The plaintiffs then commenced this action alleging that the defendants committed legal malpractice by, inter alia, failing to prosecute the Queens action to completion prior to the commencement of the Nassau action in that, after the court marked the Queens action off the calendar, the defendants did not attempt to finalize Singh’s election to purchase Radburn’s shares [*2]in MSN. The complaint also alleged that the defendants were negligent in advising Singh to operate MSN without also advising him that absent the completion of his purchase of Radburn’s shares, the plaintiffs still had obligations to Radburn, including to pay him his contractually owed salary and benefits and his share of any distributions made by MSN. The defendants moved, inter alia, pursuant to CPLR 3211(a)(1) and (7) to dismiss the legal malpractice cause of action. The plaintiffs opposed the motion. In an order entered April 19, 2019, the Supreme Court denied that branch of the defendants’ motion which was to dismiss the legal malpractice cause of action. The defendants appeal.”

“The complaint, as augmented by the affidavit of Singh submitted in opposition to the defendants’ motion to dismiss, sufficiently stated a cause of action for legal malpractice (see CPLR 3211[a][7]; Leon v Martinez, 84 NY2d 83, 87-88; Doe v Ascend Charter Schs., 181 AD3d 648, 649-650). Contrary to the defendants’ contention, at this preliminary stage of the litigation, they failed to conclusively demonstrate that the plaintiffs’ subsequent attorney had a sufficient opportunity to correct the defendants’ alleged negligence, such that they did not proximately cause any damages flowing from that negligence (see Gobindram v Ruskin Moscou Faltischek, P.C., 175 AD3d 586, 591).
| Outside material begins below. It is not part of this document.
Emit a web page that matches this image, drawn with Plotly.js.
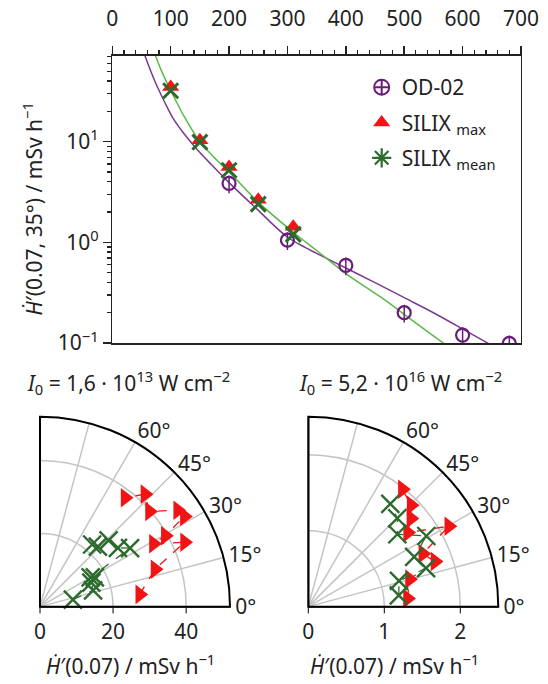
<!DOCTYPE html>
<html>
<head>
<meta charset="utf-8">
<script src="https://cdn.plot.ly/plotly-3.0.1.min.js"></script>
<style>html,body{margin:0;padding:0;background:#fff}#chart{width:548px;height:684px}</style>
</head>
<body>
<div id="chart"></div>
<script>
// ---- top panel data ----
const odX = [200, 300, 400, 500, 600, 680];
const odY = [3.85, 1.05, 0.59, 0.20, 0.12, 0.099];
const silixX = [100, 150, 200, 250, 310];
const silixMax = [35, 10.3, 5.6, 2.65, 1.43];
const silixMean = [32, 9.9, 5.2, 2.4, 1.2];
// fit curves
const fitOdX = [56, 66, 76, 90, 104.5, 120, 141.6, 170, 200, 247, 298, 330, 350, 400, 450, 500, 550, 600, 640, 650];
const fitOdY = [71.5, 50.1, 36.3, 24.5, 16.9, 12.6, 8.85, 5.89, 3.92, 2.16, 1.15, 0.89, 0.776, 0.556, 0.398, 0.282, 0.20, 0.138, 0.102, 0.095];
const fitSiX = [74, 86, 100, 125, 150, 175, 200, 250, 310, 350, 400, 460, 515, 567, 575];
const fitSiY = [71.5, 47.9, 32.4, 17.0, 10.0, 6.92, 5.01, 2.51, 1.26, 0.83, 0.49, 0.285, 0.166, 0.10, 0.093];
const xTicks = [0, 100, 200, 300, 400, 500, 600, 700];
const xMinor = [20,40,60,80,120,140,160,180,220,240,260,280,320,340,360,380,420,440,460,480,520,540,560,580,620,640,660,680];
const yTickVals = [0.1, 1, 10];
const yTickText = ['10<sup>−1</sup>', '10<sup>0</sup>', '10<sup>1</sup>'];
const yMinor = [0.2,0.3,0.4,0.5,0.6,0.7,0.8,0.9,2,3,4,5,6,7,8,9,20,30,40,50,60,70];

// ---- polar panels data ----
const leftMaxTheta = [7, 18, 24, 29, 29.5, 32, 35, 41, 47, 52];
const leftMaxR     = [27.5, 33.1, 43.3, 35.5, 39.4, 46.6, 46.0, 39.7, 42.1, 37.8];
const leftMeanTheta = [12, 17, 25, 28, 30, 33, 37, 44, 46, 50];
const leftMeanR     = [9.2, 15.2, 15.5, 17.0, 16.0, 29.4, 26.7, 26.1, 22.8, 22.2];
const rightMaxTheta = [4.7, 15.2, 19.6, 24.8, 29.8, 36.7, 40.7, 44.6, 51.3];
const rightMaxR     = [1.31, 1.38, 1.77, 1.66, 2.13, 1.63, 1.78, 1.90, 1.98];
const rightMeanTheta = [7.1, 15.8, 18.1, 25.2, 30.9, 39.1, 44.8, 51.4];
const rightMeanR     = [1.20, 1.24, 1.63, 1.54, 1.81, 1.51, 1.65, 1.73];
const leftRange = [0, 52];
const rightRange = [0, 2.5];
const leftRTicks = [0, 20, 40];
const rightRTicks = [0, 1, 2];
const angTicks = [0, 15, 30, 45, 60, 75, 90];
const angText = ['0°', '15°', '30°', '45°', '60°', '', ''];

const FONT = 'Noto Sans, Open Sans, DejaVu Sans, sans-serif';
const FS = 21;
const TXT = '#222';
const PURPLE = '#6a1b7a', PURPLE_L = '#7b3a92';
const RED = '#f01414';
const GREEN = '#2c6a2e', GREEN_L = '#5cb84a';

const traces = [
  {x: fitOdX, y: fitOdY, mode: 'lines', line: {color: PURPLE_L, width: 1.5, shape: 'spline', smoothing: 1}, showlegend: false, hoverinfo: 'skip'},
  {x: fitSiX, y: fitSiY, mode: 'lines', line: {color: GREEN_L, width: 1.5, shape: 'spline', smoothing: 1}, showlegend: false, hoverinfo: 'skip'},
  {x: odX, y: odY, mode: 'markers', name: 'OD-02', showlegend: false,
   marker: {symbol: 'circle-open', size: 13, color: PURPLE, line: {width: 2.2, color: PURPLE}},
   error_y: {type: 'percent', value: 20, color: PURPLE, thickness: 1.5, width: 0}},
  {x: silixX, y: silixMax, mode: 'markers', name: 'SILIX <sub>max</sub>', showlegend: false,
   marker: {symbol: 'triangle-up', size: 15, color: RED}},
  {x: silixX, y: silixMean, mode: 'markers', name: 'SILIX <sub>mean</sub>', showlegend: false,
   marker: {symbol: 'x-thin', size: 15, color: GREEN, line: {width: 3, color: GREEN}}},
  // legend entries
  {x: [null], y: [null], mode: 'markers', name: 'OD-02', legendgroup: 'a',
   marker: {symbol: 'circle-cross-open', size: 15, color: PURPLE, line: {width: 2, color: PURPLE}}},
  {x: [null], y: [null], mode: 'markers', name: 'SILIX <sub>max</sub>', legendgroup: 'b',
   marker: {symbol: 'triangle-up', size: 15, color: RED}},
  {x: [null], y: [null], mode: 'markers', name: 'SILIX <sub>mean</sub>', legendgroup: 'c',
   marker: {symbol: 'asterisk-open', size: 16, color: GREEN, line: {width: 2.2, color: GREEN}}},
  // polar left
  {type: 'scatterpolar', subplot: 'polar', r: leftRange, theta: [90, 90], mode: 'lines', line: {color: '#000', width: 2}, showlegend: false, hoverinfo: 'skip'},
  {type: 'scatterpolar', subplot: 'polar', r: leftMaxR, theta: leftMaxTheta, mode: 'lines+markers', showlegend: false,
   line: {color: RED, width: 1.3, dash: 'dash'}, marker: {symbol: 'triangle-right', size: 17, color: RED}},
  {type: 'scatterpolar', subplot: 'polar', r: leftMeanR, theta: leftMeanTheta, mode: 'lines+markers', showlegend: false,
   line: {color: GREEN, width: 1.3, dash: 'dash'}, marker: {symbol: 'x-thin', size: 18, color: GREEN, line: {width: 2.4, color: GREEN}}},
  // polar right
  {type: 'scatterpolar', subplot: 'polar2', r: rightRange, theta: [90, 90], mode: 'lines', line: {color: '#000', width: 2}, showlegend: false, hoverinfo: 'skip'},
  {type: 'scatterpolar', subplot: 'polar2', r: rightMaxR, theta: rightMaxTheta, mode: 'lines+markers', showlegend: false,
   line: {color: RED, width: 1.3, dash: 'dash'}, marker: {symbol: 'triangle-right', size: 17, color: RED}},
  {type: 'scatterpolar', subplot: 'polar2', r: rightMeanR, theta: rightMeanTheta, mode: 'lines+markers', showlegend: false,
   line: {color: GREEN, width: 1.3, dash: 'dash'}, marker: {symbol: 'x-thin', size: 18, color: GREEN, line: {width: 2.4, color: GREEN}}}
];

function polarCfg(domainX, range, rticks) {
  return {
    domain: {x: domainX, y: [0.113, 0.391]},
    sector: [0, 90],
    bgcolor: '#fff',
    radialaxis: {range: range, tickvals: rticks, ticktext: rticks.map(String), angle: 0, side: 'clockwise',
      showline: true, linecolor: '#000', linewidth: 1.5, ticks: 'outside', ticklen: 6, tickcolor: '#000',
      gridcolor: '#c4c4c4', gridwidth: 1.5, tickfont: {size: FS, color: TXT, family: FONT}, tickangle: 0},
    angularaxis: {tickvals: angTicks, ticktext: angText, direction: 'counterclockwise', rotation: 0,
      showline: true, linecolor: '#000', linewidth: 2, ticks: '', gridcolor: '#c4c4c4', gridwidth: 1.5,
      tickfont: {size: FS, color: TXT, family: FONT}}
  };
}

function ann(text, x, y, angle, yanchor) {
  return {text: text, xref: 'paper', yref: 'paper', x: x, y: y, xanchor: 'center', yanchor: yanchor || 'middle',
    textangle: angle || 0, showarrow: false, font: {size: FS, color: TXT, family: FONT}};
}

const layout = {
  width: 548, height: 684,
  margin: {l: 0, r: 0, t: 0, b: 0},
  paper_bgcolor: '#fff', plot_bgcolor: '#fff',
  font: {family: FONT, size: FS, color: TXT},
  showlegend: true,
  legend: {x: 0.66, y: 0.902, xanchor: 'left', yanchor: 'top', bgcolor: 'rgba(0,0,0,0)',
    font: {size: FS, color: TXT, family: FONT}, tracegroupgap: 5},
  xaxis: {domain: [0.2049, 0.9507], range: [0, 700], side: 'top', anchor: 'y',
    tickvals: xTicks, ticks: 'outside', ticklen: 8, tickwidth: 1.5, tickcolor: '#222',
    showline: true, mirror: true, linecolor: '#222', linewidth: 1.5, showgrid: false, zeroline: false,
    tickfont: {size: FS, color: TXT}, automargin: false, ticklabelstandoff: 12,
    minor: {tickvals: xMinor, ticks: 'outside', ticklen: 4, tickwidth: 1.2, tickcolor: '#222', showgrid: false}},
  yaxis: {domain: [0.4985, 0.9186], type: 'log', range: [-1, 1.854], anchor: 'x',
    tickvals: yTickVals, ticktext: yTickText, ticks: 'outside', ticklen: 8, tickwidth: 1.5, tickcolor: '#222',
    showline: true, mirror: true, linecolor: '#222', linewidth: 1.5, showgrid: false, zeroline: false,
    tickfont: {size: FS, color: TXT}, automargin: false,
    minor: {tickvals: yMinor, ticks: 'outside', ticklen: 4, tickwidth: 1.2, tickcolor: '#222', showgrid: false}},
  polar: polarCfg([0.073, 0.4197], leftRange, leftRTicks),
  polar2: polarCfg([0.5626, 0.9093], rightRange, rightRTicks),
  annotations: [
    ann('<i>Ḣ</i>′(0.07, 35°) / mSv h<sup>−1</sup>', 0.06, 0.695, -90),
    ann('<i>I</i><sub>0</sub> = 1,6 · 10<sup>13</sup> W cm<sup>−2</sup>', 0.235, 0.4415),
    ann('<i>I</i><sub>0</sub> = 5,2 · 10<sup>16</sup> W cm<sup>−2</sup>', 0.73, 0.4415),
    ann('<i>Ḣ</i>′(0.07) / mSv h<sup>−1</sup>', 0.239, 0.003, 0, 'bottom'),
    ann('<i>Ḣ</i>′(0.07) / mSv h<sup>−1</sup>', 0.719, 0.003, 0, 'bottom')
  ]
};

Plotly.newPlot('chart', traces, layout, {staticPlot: true, displayModeBar: false});
</script>
</body>
</html>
The defendants also failed to demonstrate that their actions were protected by the attorney judgment rule (see generally Rosner v Paley, 65 NY2d 736, 738; Katsoris v Bodnar & Milone, LLP, 186 AD3d at 1505).

The documents submitted by the defendants do not utterly refute the factual allegations of the complaint and do not conclusively establish a defense to the plaintiffs’ legal malpractice claim as a matter of law (see CPLR 3211[a][1]; Cali v Maio, 189 AD3d 1337, 1338; Gorunkati v Baker Sanders, LLC, 179 AD3d 904, 906).”

In a short year end decision, no one wins a summary judgment decision.  This stand-off clearly favors plaintiff, which now enters the new year with a trial to be had.  In Security Plans, Inc. v Harter Secrest & Emery, LLP
2021 NY Slip Op 07382 Decided on December 23, 2021 Appellate Division, Fourth Department told everyone to get ready for a trial.

“Memorandum: Plaintiff commenced this legal malpractice action alleging that defendants were negligent with respect to their representation of plaintiff in certain litigation in federal court. Contrary to plaintiff’s contention on appeal, Supreme Court properly denied that part of its motion seeking summary judgment on liability. Plaintiff did not meet its initial burden of establishing that defendants “failed to exercise that degree of care, skill, and diligence commonly possessed and exercised by a member of the legal community” (Greene v Payne, Wood & Littlejohn , 197 AD2d 664, 666 [2d Dept 1993]; see Deitz v Kelleher & Flink , 232 AD2d 943, 944 [3d Dept 1996]). Likewise, contrary to defendants’ contention on cross appeal, the court properly denied their cross motion for summary judgment dismissing the amended complaint inasmuch as defendants failed to meet their initial burden (see generally Zuckerman v City of New York , 49 NY2d 557, 562 [1980]). We have reviewed plaintiff’s remaining contentions on appeal and defendants’ remaining contentions on cross appeal and conclude that none warrants reversal or modification of the order.”